Elapsed Time	Time elapsed since the crawler was started (including intended interruptions), in hours, minutes, and seconds. There may be a small wait before the crawler starts.
Delivered	Number of documents and folders transmitted to be further processed by TREX or other applications.
Incremental	Specifies whether the update is incremental.
Errors	Number of errors that occurred.
Processing Average (ms)	Average processing time for an object in milliseconds. This is the time that passes between calling the object and delivering it. It does not include the time taken for database operations.

View: Delivered

This view displays up-to-date information for delivered objects.

Name	Description
Task	Name of the crawling task (description: see Overview view)
State	Current status of the crawler (description: see Overview view)
Processed	Number of documents that have been processed by the crawler. This value does not have to match the value for the delivered documents and folders, since at this point filters have not yet been applied.
Provided	Number of documents that the crawler has processed and made available to TREX or other applications.
New	Number of new documents in an incremental update.
Changed	Number of changed documents in an incremental update.
Deleted	Number of deleted documents in an incremental update.

View: Statistics

This view displays the current statistics for a crawling task.

Name	Description
Task	Name of the crawling task (description: see Overview view)
State	Current status of the crawler (description: see Overview view)
Delivered	Number of delivered documents and folders.
Processing Errors	Number of errors that occurred during processing.
Retrieving Errors	Number of errors that occurred when the objects were being called.
Providing Errors	Number of errors that occurred when the objects were being forwarded.
Bad Links	Number of links with errors.
Filtered	Number of documents that were filtered.
Retrieving Time	In hours, minutes, and seconds.
Providing Time	In hours, minutes, and seconds.
Retrieving Average (ms)	Average time taken to call a document in milliseconds.
Providing Average (ms)	Average time taken to forward a processed document in milliseconds.
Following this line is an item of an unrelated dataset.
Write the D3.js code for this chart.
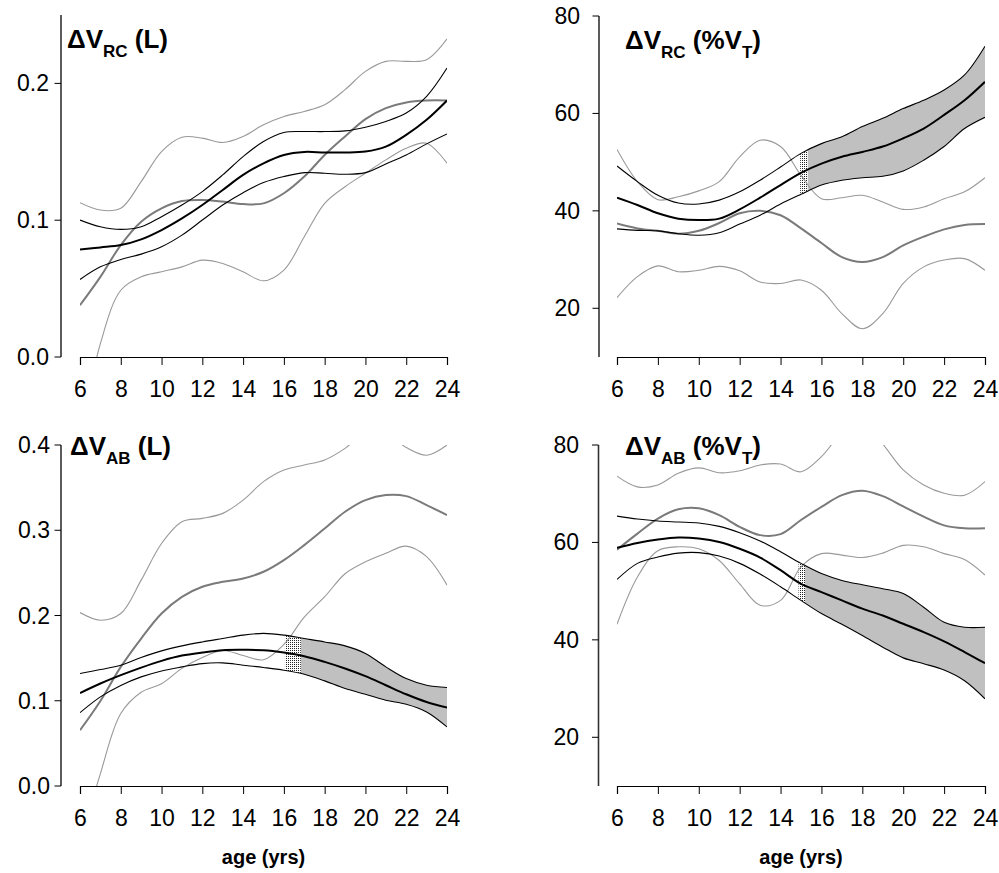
<!DOCTYPE html>
<html>
<head>
<meta charset="utf-8">
<script src="https://cdn.jsdelivr.net/npm/d3@7"></script>
<style>
  html, body { margin: 0; padding: 0; background: #fff; }
  svg { display: block; }
  text { font-family: "Liberation Sans", Arial, sans-serif; fill: #000; }
</style>
</head>
<body>
<svg id="chart" width="999" height="873"></svg>
<script>
// Ages at which the smoothed curves are sampled
const ages = [6, 7, 8, 9, 10, 11, 12, 13, 14, 15, 16, 17, 18, 19, 20, 21, 22, 23, 24];
const xTicks = [6, 8, 10, 12, 14, 16, 18, 20, 22, 24];

// ΔV_RC (L): group A (black) mean and 95% limits, group B (grey) mean and limits
const rcL_mean  = [0.0786, 0.0801, 0.0818, 0.0860, 0.0928, 0.1013, 0.1111, 0.1221, 0.1331, 0.1416, 0.1477, 0.1499, 0.1495, 0.1495, 0.1502, 0.1538, 0.1624, 0.1734, 0.1875];
const rcL_upper = [0.1001, 0.0952, 0.0933, 0.0952, 0.1026, 0.1111, 0.1209, 0.1331, 0.1465, 0.1575, 0.1641, 0.1648, 0.1648, 0.1653, 0.1680, 0.1722, 0.1783, 0.1905, 0.2112];
const rcL_lower = [0.0567, 0.0659, 0.0713, 0.0752, 0.0806, 0.0891, 0.1001, 0.1111, 0.1201, 0.1275, 0.1319, 0.1348, 0.1343, 0.1336, 0.1348, 0.1411, 0.1477, 0.1558, 0.1631];
const rcL_refMean  = [0.0379, 0.0586, 0.0818, 0.0989, 0.1087, 0.1140, 0.1148, 0.1136, 0.1118, 0.1123, 0.1197, 0.1319, 0.1477, 0.1612, 0.1739, 0.1819, 0.1861, 0.1875, 0.1875];
const rcL_refUpper = [0.1128, 0.1074, 0.1087, 0.1282, 0.1502, 0.1607, 0.1600, 0.1568, 0.1612, 0.1697, 0.1758, 0.1795, 0.1844, 0.1954, 0.2088, 0.2161, 0.2161, 0.2173, 0.2325];
const rcL_refLower = [-0.060, 0.0098, 0.0488, 0.0586, 0.0623, 0.0659, 0.0708, 0.0684, 0.0623, 0.0557, 0.0635, 0.0879, 0.1123, 0.1245, 0.1343, 0.1441, 0.1526, 0.1563, 0.1416];

// ΔV_RC (%V_T)
const rcPct_mean  = [42.7, 41.2, 39.5, 38.4, 38.1, 38.4, 40.3, 42.7, 45.3, 47.8, 49.7, 51.1, 52.1, 53.2, 54.9, 56.9, 59.7, 62.7, 66.5];
const rcPct_upper = [49.2, 46.0, 43.2, 41.6, 41.4, 42.2, 43.9, 46.3, 49.0, 51.8, 53.8, 55.2, 57.3, 59.0, 61.0, 62.7, 64.8, 67.9, 73.8];
const rcPct_lower = [36.3, 36.0, 35.9, 35.3, 35.0, 35.5, 37.3, 39.1, 41.4, 43.4, 45.3, 46.3, 46.8, 47.1, 48.2, 50.4, 53.2, 56.9, 59.2];
const rcPct_refMean  = [37.4, 36.4, 35.9, 35.3, 35.9, 37.5, 39.5, 40.0, 39.1, 36.4, 33.4, 30.5, 29.5, 30.5, 32.9, 34.7, 36.2, 37.1, 37.3];
const rcPct_refUpper = [52.6, 46.0, 42.3, 42.9, 44.1, 46.0, 51.1, 54.5, 53.2, 47.3, 42.5, 42.7, 43.2, 41.8, 40.3, 40.8, 42.5, 43.9, 46.8];
const rcPct_refLower = [22.2, 26.5, 28.7, 27.5, 27.8, 28.6, 27.7, 25.4, 25.1, 25.8, 23.7, 18.9, 15.8, 18.9, 25.1, 28.5, 29.9, 30.2, 27.8];

// ΔV_AB (L)
const abL_mean  = [0.109, 0.1202, 0.130, 0.1389, 0.1468, 0.1530, 0.1566, 0.1593, 0.1597, 0.1593, 0.1566, 0.1523, 0.1456, 0.1378, 0.1288, 0.1182, 0.1076, 0.0985, 0.092];
const abL_upper = [0.132, 0.1366, 0.1417, 0.1507, 0.1585, 0.1644, 0.169, 0.173, 0.177, 0.179, 0.177, 0.173, 0.169, 0.1644, 0.1554, 0.1397, 0.126, 0.1182, 0.1155];
const abL_lower = [0.086, 0.1045, 0.118, 0.128, 0.135, 0.1397, 0.1436, 0.1444, 0.1417, 0.139, 0.1358, 0.1311, 0.1233, 0.1143, 0.1076, 0.1006, 0.0959, 0.0869, 0.0693];
const abL_refMean  = [0.0654, 0.0998, 0.1397, 0.173, 0.2023, 0.2219, 0.2337, 0.2395, 0.2434, 0.2513, 0.265, 0.2826, 0.302, 0.3217, 0.3354, 0.3413, 0.340, 0.3295, 0.3178];
const abL_refUpper = [0.2035, 0.1945, 0.2023, 0.2415, 0.2845, 0.310, 0.3139, 0.3198, 0.3354, 0.357, 0.3706, 0.3765, 0.3824, 0.396, 0.415, 0.414, 0.397, 0.388, 0.400];
const abL_refLower = [-0.070, 0.0145, 0.085, 0.110, 0.120, 0.138, 0.1507, 0.159, 0.153, 0.148, 0.166, 0.198, 0.222, 0.249, 0.263, 0.273, 0.2814, 0.269, 0.2356];

// ΔV_AB (%V_T)
const abPct_mean  = [58.9, 59.9, 60.6, 61.0, 60.8, 60.1, 58.7, 56.9, 54.3, 51.5, 49.8, 48.1, 46.4, 45.0, 43.3, 41.6, 39.7, 37.5, 35.2];
const abPct_upper = [65.4, 64.8, 64.4, 64.2, 64.0, 63.3, 62.0, 60.3, 58.1, 55.7, 53.6, 52.2, 51.3, 50.5, 49.5, 46.7, 43.6, 42.6, 42.6];
const abPct_lower = [52.4, 55.7, 57.0, 57.8, 57.9, 57.2, 55.7, 53.5, 50.9, 48.1, 45.4, 43.2, 40.9, 38.5, 36.3, 35.1, 33.8, 31.6, 27.9];
const abPct_refMean  = [58.5, 61.8, 64.9, 66.8, 67.0, 65.6, 63.2, 61.5, 61.7, 64.6, 67.3, 69.7, 70.6, 69.5, 67.4, 65.3, 63.5, 62.9, 62.9];
const abPct_refUpper = [73.6, 71.4, 71.8, 74.2, 75.3, 74.3, 74.7, 75.9, 76.1, 74.5, 77.6, 82.5, 85.0, 80.2, 74.9, 71.8, 70.1, 69.7, 72.5];
const abPct_refLower = [43.2, 52.9, 58.3, 59.1, 58.7, 56.3, 51.5, 47.1, 48.1, 55.0, 57.7, 57.4, 56.9, 57.8, 59.4, 59.1, 57.7, 56.5, 53.3];

// Age ranges of the transition (stippled) zone and of the shaded band
const transitionStart = [null, 14.96, 16.05, 14.88];
const bandStart       = [null, 15.32, 16.83, 15.20];

const yDomains = [[0, 0.25], [10, 80], [0, 0.4], [10, 80]];
const yTickSets = [[0.0, 0.1, 0.2], [20, 40, 60, 80], [0.0, 0.1, 0.2, 0.3, 0.4], [20, 40, 60, 80]];
const titles = [
  { sub: "RC", unit: "(L)" },
  { sub: "RC", unit: "(%V", unitSub: "T", close: ")" },
  { sub: "AB", unit: "(L)" },
  { sub: "AB", unit: "(%V", unitSub: "T", close: ")" }
];

const series = [
  [rcL_mean, rcL_upper, rcL_lower, rcL_refMean, rcL_refUpper, rcL_refLower],
  [rcPct_mean, rcPct_upper, rcPct_lower, rcPct_refMean, rcPct_refUpper, rcPct_refLower],
  [abL_mean, abL_upper, abL_lower, abL_refMean, abL_refUpper, abL_refLower],
  [abPct_mean, abPct_upper, abPct_lower, abPct_refMean, abPct_refUpper, abPct_refLower]
];

// Panel geometry (pixels)
const layout = [
  { x0: 80,  x1: 447, top: 15,  bottom: 357, axisX: 61,  labelX: 49,  titleX: 67 },
  { x0: 617, x1: 985, top: 16,  bottom: 357, axisX: 599, labelX: 580, titleX: 625 },
  { x0: 80,  x1: 447, top: 445, bottom: 786, axisX: 61,  labelX: 50,  titleX: 70 },
  { x0: 617, x1: 985, top: 445, bottom: 786, axisX: 598.5, labelX: 579, titleX: 625 }
];

const TICK_FONT = 23;

const svg = d3.select("#chart");
const defs = svg.append("defs");

// stipple fill for the transition zone
const pat = defs.append("pattern")
  .attr("id", "stipple").attr("patternUnits", "userSpaceOnUse")
  .attr("width", 2).attr("height", 2);
pat.append("rect").attr("width", 2).attr("height", 2).attr("fill", "#fff");
pat.append("rect").attr("width", 1).attr("height", 1).attr("fill", "#222");

const lineStyles = [
  { stroke: "#000", width: 2.0 },
  { stroke: "#000", width: 1.1 },
  { stroke: "#000", width: 1.1 },
  { stroke: "#7a7a7a", width: 2.0 },
  { stroke: "#999", width: 1.1 },
  { stroke: "#999", width: 1.1 }
];

layout.forEach((L, i) => {
  const x = d3.scaleLinear().domain([6, 24]).range([L.x0, L.x1]);
  const y = d3.scaleLinear().domain(yDomains[i]).range([L.bottom, L.top]);
  const g = svg.append("g");

  const clipId = "plotclip" + i;
  defs.append("clipPath").attr("id", clipId).append("rect")
    .attr("x", x(6)).attr("y", y(yDomains[i][1]))
    .attr("width", x(24) - x(6)).attr("height", y(yDomains[i][0]) - y(yDomains[i][1]));

  const curve = d3.curveCatmullRom.alpha(0.5);
  const [mean, upper, lower] = series[i];

  // shaded band where the limits no longer overlap, preceded by a stippled transition
  if (bandStart[i] !== null) {
    const area = d3.area()
      .x((d, k) => x(ages[k]))
      .y0((d, k) => y(lower[k]))
      .y1((d, k) => y(upper[k]))
      .curve(curve);

    const bandClip = "band" + i, transClip = "trans" + i;
    defs.append("clipPath").attr("id", bandClip).append("rect")
      .attr("x", x(bandStart[i])).attr("y", L.top)
      .attr("width", x(24) - x(bandStart[i])).attr("height", L.bottom - L.top);
    defs.append("clipPath").attr("id", transClip).append("rect")
      .attr("x", x(transitionStart[i])).attr("y", L.top)
      .attr("width", x(bandStart[i]) - x(transitionStart[i])).attr("height", L.bottom - L.top);

    g.append("path").datum(ages).attr("d", area)
      .attr("fill", "#c0c0c0").attr("clip-path", `url(#${bandClip})`);
    g.append("path").datum(ages).attr("d", area)
      .attr("fill", "url(#stipple)").attr("clip-path", `url(#${transClip})`);
  }

  // curves: grey reference group drawn first, black group on top
  const order = [5, 4, 3, 2, 1, 0];
  order.forEach(s => {
    const vals = series[i][s];
    const line = d3.line()
      .x((d, k) => x(ages[k]))
      .y(d => y(d))
      .curve(curve);
    g.append("path").datum(vals).attr("d", line)
      .attr("fill", "none")
      .attr("stroke", lineStyles[s].stroke)
      .attr("stroke-width", lineStyles[s].width)
      .attr("clip-path", `url(#${clipId})`);
  });

  // y axis (detached, to the left of the first age)
  g.append("line")
    .attr("x1", L.axisX).attr("x2", L.axisX)
    .attr("y1", L.top).attr("y2", L.bottom)
    .attr("stroke", "#333").attr("stroke-width", 1.6);
  yTickSets[i].forEach(t => {
    g.append("line")
      .attr("x1", L.axisX - 6.5).attr("x2", L.axisX)
      .attr("y1", y(t)).attr("y2", y(t))
      .attr("stroke", "#000").attr("stroke-width", 1);
    g.append("text")
      .attr("x", L.labelX).attr("y", y(t) + 8)
      .attr("text-anchor", "end")
      .attr("font-size", TICK_FONT)
      .text(yDomains[i][1] < 1 ? d3.format(".1f")(t) : t);
  });

  // x axis
  const xa = d3.axisBottom(x).tickValues(xTicks).tickSize(8).tickPadding(0).tickFormat(d3.format("d"));
  const xg = g.append("g").attr("transform", `translate(0,${L.bottom})`).call(xa);
  xg.select(".domain").attr("stroke", "#000").attr("stroke-width", 1.2);
  xg.selectAll(".tick line").attr("stroke", "#000").attr("stroke-width", 1);
  xg.selectAll(".tick text")
    .attr("font-size", TICK_FONT).attr("font-family", "Liberation Sans, Arial, sans-serif")
    .attr("fill", "#000").attr("dy", null).attr("y", 40);

  // panel title
  const T = titles[i];
  const tt = g.append("text").attr("x", L.titleX).attr("y", L.top + (i < 2 ? 33 : 10))
    .attr("font-weight", "bold").attr("font-size", 26);
  tt.append("tspan").text("\u0394V");
  tt.append("tspan").attr("font-size", 17).attr("dy", 9).text(T.sub);
  tt.append("tspan").attr("dy", -9).text(" " + T.unit);
  if (T.unitSub) {
    tt.append("tspan").attr("font-size", 17).attr("dy", 9).text(T.unitSub);
    tt.append("tspan").attr("dy", -9).text(T.close);
  }

  // age label under the bottom row
  if (i >= 2) {
    g.append("text")
      .attr("x", (L.x0 + L.x1) / 2).attr("y", 864)
      .attr("text-anchor", "middle").attr("font-weight", "bold").attr("font-size", 20)
      .text("age (yrs)");
  }
});
</script>
</body>
</html>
Note that crawlers that are used by the content exchange service or the subscription service are only visible in the crawler monitor at certain times. If you interrupt the crawling tasks of the subscription service by restarting the portal, they are continued at the next time entered in the corresponding scheduler tasks.

If you interrupt the crawling tasks of the subscription service by restarting the portal, they are restarted at the next time entered in the corresponding scheduler tasks.

Detailed Information on Crawling Tasks

When you click on the name of a crawling task, detailed information on the selected crawling task is displayed in a new window. This information is split into groups. Any log files that exist for the crawler can also be called up here.

To update the view, choose Refresh. You can also define an auto refresh for the window. To do this, choose the interval required from the dropdown box Auto Refresh.

To display information on documents that the selected crawler is currently accessing, choose On from the dropdown box Show Documents.

Note

If the display doesn’t change within a few minutes and after repeated refreshes, check the data sources that the crawler is accessing. For example, a Web server may have slowed down or frozen due to a high load.

Activities

To call up the crawler monitor, choose System Administration ® Monitoring ® Knowledge Management ® Crawler Monitor.

You can use the following functions:

Function	Description
Suspend	You use this function to suspend the selected crawling tasks. Each crawler notes the position at which it suspended and can be continued from there later on.
Resume	You use this function to reactivate the activity of suspended crawling tasks. They start from the position at which you stopped them.
Stop	You use this function to stop the selected crawling tasks. Stopped crawling tasks cannot be continued. However, you can restart them using Reindex or Incremental Update in the index administration area.
Delete	You use this function to remove the selected crawling tasks from the list. The crawler must be stopped. Note that it can take several minutes to delete a large number of documents. You can restart the tasks using the Reindex function in the index administration area.

The chosen functions are started after a short time delay.